Bowcock also said the firm would also be setting up a Facebook page where residents and former employees could contact himself and Brockovich directly and with anonymity regarding concerns about the Whirlpool site.

He said tonight's meeting and the last few days of investigation are just the start of a very long process to get Whirlpool to clean up TCE and other pollutants it may have leaked into environment surrounding the former plant.

Brockovich continued, saying finding a conclusion to this problem started tonight.

"We're here to help you. We're going to start the process of an investigation. We've already started sampling. We're going to be back to get more samples. We're going to be in touch with you. We're going to tell you what we find out. We're going to tell you what documents we uncover. We're going to work with the employees and we will start the process of isolating where the plume is, where it isn't, who's impacted and then one of the decisions you will have to make is you will be entitled and you have the right to have your property bought, taken care of or any future damages for your health as we move forward."

Following the meeting, Vice Mayor Kevin Settle said information he and other Directors heard at the meeting was important to their decision on whether to vote for the groundwater well ban at tomorrow night's Board of Directors meeting.

"There's a lot of information we just got here. What we have to decide is how to move forward as a community, as both Bob (Bowcock) and Erin (Brockovich) talked about. It's one of those things I'm going to have to think about tonight…(to) make a decision that's best for the city of Fort Smith."

Director Pam Weber said after the meeting that she was concerned about the possibility that the contamination issue was larger than initially presented to the Board by Whirlpool's attorney and environmental consultants at a Feb. 12 Board meeting.

"As a community, our environment is one of our biggest assets," she said. "We need corporations to feel the same."

Weber also said that she would not be voting for the ordinance imposing a groundwater well ban north of the former Whirlpool factory.

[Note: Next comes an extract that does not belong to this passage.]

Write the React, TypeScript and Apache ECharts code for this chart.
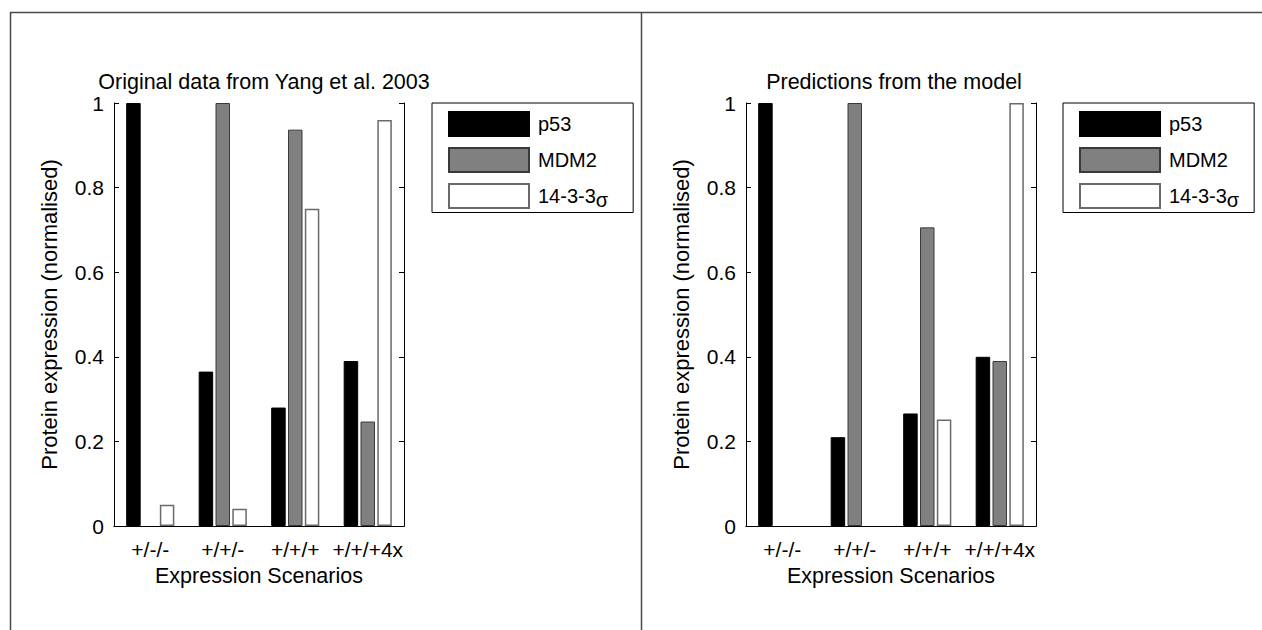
import React, { useEffect, useRef } from "react";
import * as echarts from "echarts";

const categories = ["+/-/-", "+/+/-", "+/+/+", "+/+/+4x"];
const seriesNames = ["p53", "MDM2", "14-3-3σ"];
// Original data from Yang et al. 2003
const dataP53 = [1.0, 0.365, 0.28, 0.39];
const dataMDM2 = [0, 1.0, 0.937, 0.247];
const data1433 = [0.05, 0.041, 0.75, 0.96];
// Predictions from the model
const modelP53 = [1.0, 0.21, 0.266, 0.4];
const modelMDM2 = [0, 1.0, 0.706, 0.39];
const model1433 = [0, 0, 0.252, 1.0];

const FONT = "Liberation Sans, Arial, Helvetica, sans-serif";

export default function App() {
  const ref = useRef<HTMLDivElement>(null);
  useEffect(() => {
    if (!ref.current) return;
    const chart = echarts.init(ref.current, null, { renderer: "svg" });
    const grids = [
      { left: 114, top: 103, width: 290, height: 423 },
      { left: 746, top: 103, width: 290, height: 423 },
    ];
    const styles = [
      { color: "#000000", borderColor: "#000000", borderWidth: 1 },
      { color: "#808080", borderColor: "#3a3a3a", borderWidth: 1 },
      { color: "#ffffff", borderColor: "#6a6a6a", borderWidth: 1.5 },
    ];
    const xAxes: any[] = [];
    const yAxes: any[] = [];
    [0, 1].forEach((g) => {
      xAxes.push({
        type: "category",
        gridIndex: g,
        data: categories,
        position: "bottom",
        z: 5,
        name: "Expression Scenarios",
        nameLocation: "middle",
        nameGap: 39,
        nameTextStyle: { fontFamily: FONT, fontSize: 21.5, color: "#000" },
        axisLine: { lineStyle: { color: "#000", width: 1 } },
        axisTick: { inside: true, alignWithLabel: true, length: 5, lineStyle: { color: "#000" } },
        axisLabel: { interval: 0, fontFamily: FONT, fontSize: 21, color: "#000", margin: 13 },
      });
      xAxes.push({
        type: "category",
        gridIndex: g,
        data: categories,
        position: "top",
        z: 5,
        axisLine: { lineStyle: { color: "#000", width: 1 } },
        axisTick: { inside: true, alignWithLabel: true, length: 5, lineStyle: { color: "#000" } },
        axisLabel: { show: false },
      });
      yAxes.push({
        type: "value",
        gridIndex: g,
        min: 0,
        max: 1,
        interval: 0.2,
        position: "left",
        z: 5,
        name: "Protein expression (normalised)",
        nameLocation: "middle",
        nameGap: 54,
        nameTextStyle: { fontFamily: FONT, fontSize: 22, color: "#000" },
        axisLine: { show: true, lineStyle: { color: "#000", width: 1 } },
        axisTick: { show: true, inside: true, length: 5, lineStyle: { color: "#000" } },
        axisLabel: { fontFamily: FONT, fontSize: 21, color: "#000", margin: 10 },
        splitLine: { show: false },
      });
      yAxes.push({
        type: "value",
        gridIndex: g,
        min: 0,
        max: 1,
        interval: 0.2,
        position: "right",
        z: 5,
        axisLine: { show: true, lineStyle: { color: "#000", width: 1 } },
        axisTick: { show: true, inside: true, length: 5, lineStyle: { color: "#000" } },
        axisLabel: { show: false },
        splitLine: { show: false },
      });
    });
    const allData = [
      [dataP53, dataMDM2, data1433],
      [modelP53, modelMDM2, model1433],
    ];
    const series: any[] = [];
    allData.forEach((set, g) => {
      set.forEach((vals, i) => {
        series.push({
          type: "bar",
          name: seriesNames[i],
          xAxisIndex: g * 2,
          yAxisIndex: g * 2,
          data: vals.map((v) => (v === 0 ? { value: 0, itemStyle: { borderWidth: 0 } } : v)),
          z: 1,
          barWidth: 14.5,
          barGap: "16%",
          itemStyle: styles[i],
          emphasis: { disabled: true },
        });
      });
    });
    const legendBase = {
      orient: "vertical",
      top: 103,
      icon: "rect",
      itemWidth: 80,
      itemHeight: 24,
      itemGap: 10,
      borderColor: "#000",
      borderWidth: 1,
      backgroundColor: "#fff",
      selectedMode: false,
      data: seriesNames,
      formatter: (name: string) => (name === "14-3-3σ" ? "14-3-3{s|σ}" : name),
      textStyle: {
        fontFamily: FONT,
        fontSize: 20,
        lineHeight: 24,
        color: "#000",
        padding: [0, 0, 0, 4],
        rich: { s: { fontFamily: FONT, fontSize: 20, padding: [7, 0, 0, 0] } },
      },
    };
    const frame = { stroke: "#4a4a4a", lineWidth: 1.5 };
    chart.setOption({
      animation: false,
      backgroundColor: "#fff",
      title: [
        {
          text: "Original data from Yang et al. 2003",
          left: 259,
          top: 66,
          textAlign: "center",
          textStyle: { fontFamily: FONT, fontSize: 21.5, fontWeight: "normal", color: "#000" },
        },
        {
          text: "Predictions from the model",
          left: 889,
          top: 66,
          textAlign: "center",
          textStyle: { fontFamily: FONT, fontSize: 21.5, fontWeight: "normal", color: "#000" },
        },
      ],
      grid: grids,
      xAxis: xAxes,
      yAxis: yAxes,
      legend: [
        { ...legendBase, left: 432, padding: [8, 25, 3, 16] },
        { ...legendBase, left: 1063, padding: [8, 15, 3, 16] },
      ],
      series,
      graphic: [
        { type: "line", shape: { x1: 10, y1: 12.5, x2: 1262, y2: 12.5 }, style: frame, silent: true },
        { type: "line", shape: { x1: 10.5, y1: 12, x2: 10.5, y2: 630 }, style: frame, silent: true },
        { type: "line", shape: { x1: 641.5, y1: 12, x2: 641.5, y2: 630 }, style: frame, silent: true },
      ],
    });
    return () => chart.dispose();
  }, []);
  return (
    <div
      ref={ref}
      style={{ position: "absolute", left: 0, top: 0, width: 1262, height: 630, background: "#fff" }}
    />
  );
}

"I feel that it weakens the possibility of Whirlpool coming in immediately for a clean up."

City Administrator Ray Gosack said he was alarmed at the number of former Whirlpool employees who had concerns about their health after working at the facility.

"I didn't realize there were that many concerns from former employees. I was aware of people that lived in the affected area were concerned about health, but we learned tonight that many former employees are concerned about their exposure to chemicals in the plant," Gosack said.

He also said Whirlpool is starting to understand that the groundwater well ban may not fully address the issue of contamination in the neighborhood, just as Bowcock had said, which was why the company requested that the Board withdraw consideration for the ban at tomorrow's meeting.

"I think what Whirlpool realizes is they need to put together a more comprehensive plan for dealing with the problem and that the ordinance may or may not be part of the comprehensive plan and they want some time to put that plan together, hold community meetings, review the plan with the public and also work with the Arkansas Department of Environmental Quality. So I think what they're asking the city to do is take a time out while they prepare that information and review it with the community before the city takes any action."

A call seeking comment from Whirlpool following the town hall meeting was not returned.

In an e-mail earlier today, Kristine Vernier, senior global and media relations manager for Whirlpool, said the company would not cooperate with The City Wire's requests for comment, which have gone unanswered for months. Vernier's response noted: "Unfortunately we do not respond to requests from The City Wire due to a past, consistent pattern of behavior from this blog which we found to be contrary to common journalistic standards."

The Board of Directors meeting will take place tomorrow (March 27) at 6 p.m. at the Fort Smith Public School Service Center at 3205 Jenny Lind – Building B.

Gosack said representatives from Whirlpool, including their attorney and environmental consultants, will be in attendance as well as a representative from ADEQ.